Following an extensive socialization program of our strategic vision across the ArtCenter community, our insights and recommendations are guiding ArtCenter’s campus expansion on multiple fronts. Some of which include the following:

First, ArtCenter’s repurposed U.S. Postal Service mail distribution center now offers open studios and shared exhibition spaces. Emphasis throughout the renovation was put on increasing transparency and establishing a more fluid dialogue between departments, the classrooms, and open social spaces. Second, the beloved Hillside library expanded its reach to the South Campus to provide space that acts as multi-modal connective tissue for students and faculty across departments.
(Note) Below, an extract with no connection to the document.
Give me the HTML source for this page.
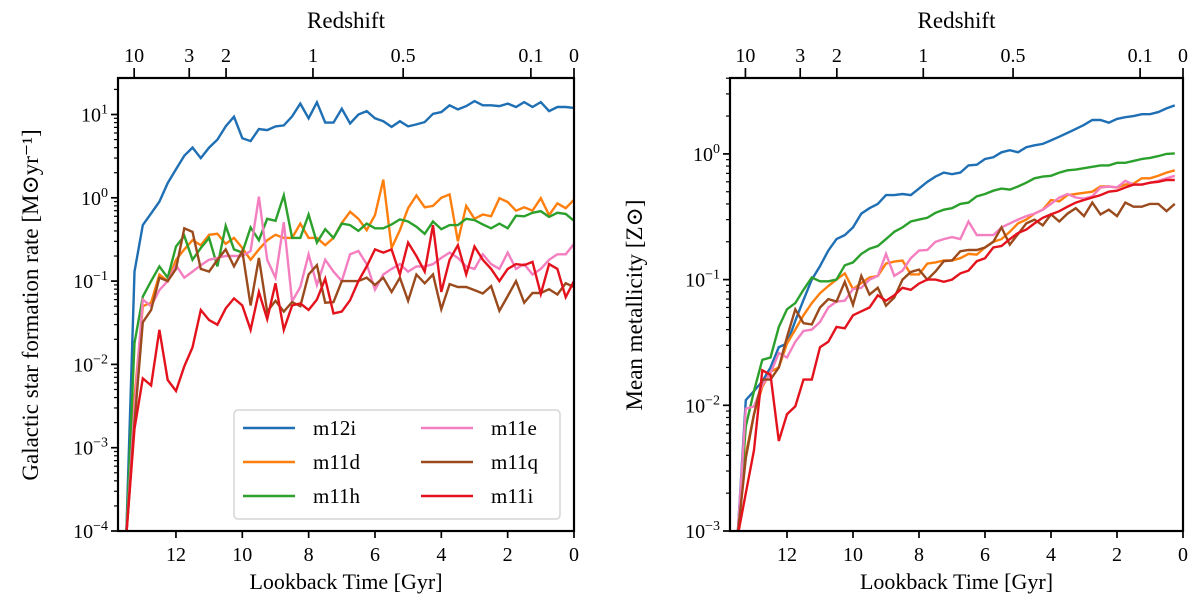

There is currently a satellite student store on the South Campus as an interim solution, as well as vending machines stocked with supplies. Finally, ArtCenter recently launched a new website in February 2016 and has a planned re-launch of Inside ArtCenter, the College’s intranet/resource site.

Results

From the changes, ArtCenter has seen a real increase in feelings of community on campus. For instance, the school’s Williamson Gallery hosted OUTSIDEIN, its first truly dual-campus exhibition, demonstrating a unity across the two campuses. Outdoor murals and a social media competition augmented the indoor display and help create a sense of cultural unity. In another unifying move, ArtCenter graduation moved from a tent on the Hillside campus, which accommodated roughly 1,500 guests, to The Pasadena Civic auditorium, a more central location between campuses, which increased capacity to 2,000.